Given material:
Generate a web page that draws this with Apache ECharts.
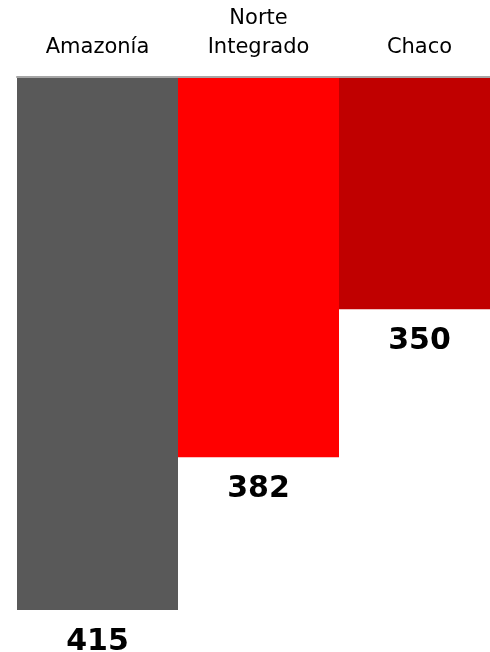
<!DOCTYPE html>
<html>
<head>
<meta charset="utf-8">
<script src="https://cdn.jsdelivr.net/npm/echarts@6/dist/echarts.min.js"></script>
<style>
  html, body { margin: 0; padding: 0; background: #fff; }
  #chart { width: 490px; height: 652px; }
</style>
</head>
<body>
<div id="chart"></div>
<script>
const regions = ["Amazonía", "Norte\nIntegrado", "Chaco"];
const values = [415, 382, 350];
const barColors = ["#595959", "#FF0000", "#C00000"];

const chart = echarts.init(document.getElementById("chart"));
chart.setOption({
  animation: false,
  grid: { left: 17, top: 78, width: 483, height: 532, outerBoundsMode: "none", containLabel: false },
  xAxis: {
    type: "category",
    position: "top",
    offset: 1,
    z: 5,
    data: regions,
    axisLine: { show: true, lineStyle: { color: "#A6A6A6", width: 2 } },
    axisTick: { show: false },
    axisLabel: {
      interval: 0,
      margin: 15,
      color: "#000",
      fontFamily: "DejaVu Sans",
      fontSize: 21,
      lineHeight: 29
    }
  },
  yAxis: {
    type: "value",
    inverse: true,
    min: 300,
    max: 415,
    show: false
  },
  series: [
    {
      type: "bar",
      barCategoryGap: 0,
      data: values.map((v, i) => ({ value: v, itemStyle: { color: barColors[i] } })),
      label: {
        show: true,
        position: "bottom",
        distance: 17,
        color: "#000",
        fontFamily: "DejaVu Sans",
        fontWeight: "bold",
        fontSize: 30
      }
    }
  ]
});
</script>
</body>
</html>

Exercise directions: Print each line of the material above exactly, with the pictures removed from your copy.

Reply to the task:
Generate a web page that draws this with Apache ECharts.
<!DOCTYPE html>
<html>
<head>
<meta charset="utf-8">
<script src="https://cdn.jsdelivr.net/npm/echarts@6/dist/echarts.min.js"></script>
<style>
  html, body { margin: 0; padding: 0; background: #fff; }
  #chart { width: 490px; height: 652px; }
</style>
</head>
<body>
<div id="chart"></div>
<script>
const regions = ["Amazonía", "Norte\nIntegrado", "Chaco"];
const values = [415, 382, 350];
const barColors = ["#595959", "#FF0000", "#C00000"];

const chart = echarts.init(document.getElementById("chart"));
chart.setOption({
  animation: false,
  grid: { left: 17, top: 78, width: 483, height: 532, outerBoundsMode: "none", containLabel: false },
  xAxis: {
    type: "category",
    position: "top",
    offset: 1,
    z: 5,
    data: regions,
    axisLine: { show: true, lineStyle: { color: "#A6A6A6", width: 2 } },
    axisTick: { show: false },
    axisLabel: {
      interval: 0,
      margin: 15,
      color: "#000",
      fontFamily: "DejaVu Sans",
      fontSize: 21,
      lineHeight: 29
    }
  },
  yAxis: {
    type: "value",
    inverse: true,
    min: 300,
    max: 415,
    show: false
  },
  series: [
    {
      type: "bar",
      barCategoryGap: 0,
      data: values.map((v, i) => ({ value: v, itemStyle: { color: barColors[i] } })),
      label: {
        show: true,
        position: "bottom",
        distance: 17,
        color: "#000",
        fontFamily: "DejaVu Sans",
        fontWeight: "bold",
        fontSize: 30
      }
    }
  ]
});
</script>
</body>
</html>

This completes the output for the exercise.